Researchers are attempting to breed genetic resistance to Chronic Wasting Disease (CWD) into farmed deer and elk. CWD was once rare, but is now found in herds across the U.S. including Wyoming. It’s known for causing weight loss, lethargy, and eventually death.
Midwestern University’s Nicholas Haley found certain alleles -- a mutated gene in deer -- makes them more resistant to CWD. Research was done on impacted deer farms. Haley said the short-term goal is to use selective breeding to reduce CWD prevalence on those farms.
He said the long-term goal, though, "would potentially be going into these herds and finding the resistant animals and then using them to repopulate, potentially, areas that have had high levels of CWD."
And he says it’s worked before. A similar breeding method was used to rid sheep herds of scrapie.
“There was selective breeding towards those alleles and trying to encourage the propagation of those alleles in sheep herds.

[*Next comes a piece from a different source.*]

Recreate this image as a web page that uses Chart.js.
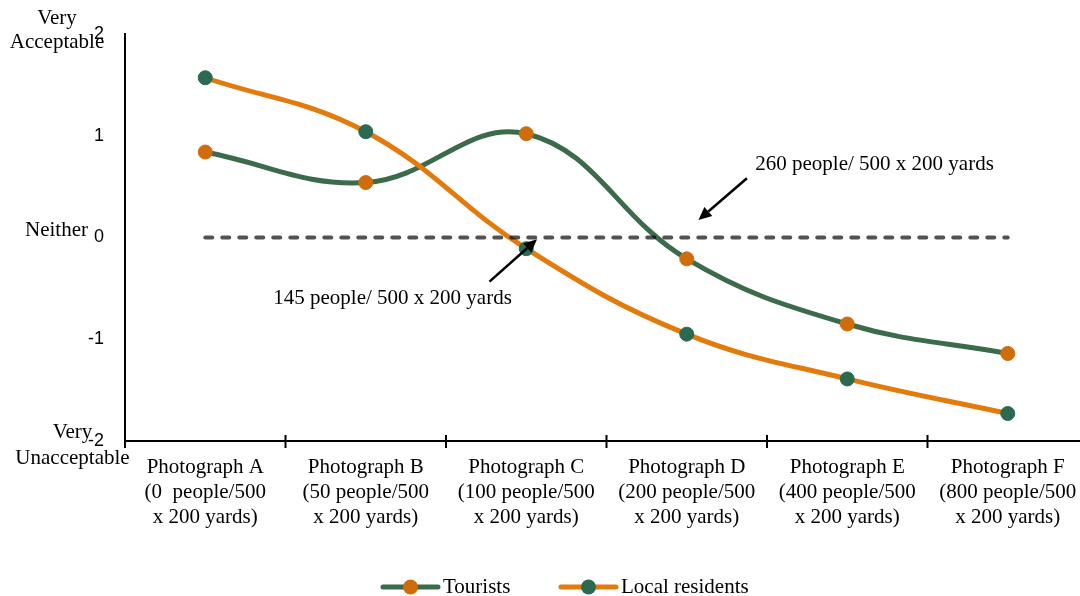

And over the past 15 years, scrapie in the United States has effectively been eliminated,” Haley said.
There is skepticism about the strategy in wildlife organizations due to the lack of knowledge around CWD’s impact. There are other factors that could cause depopulation issues among cervids including lack of food or habitat issues. There’s also concern that breeding elk or deer with a resistant allele would only induce longer survival, rather than resistance.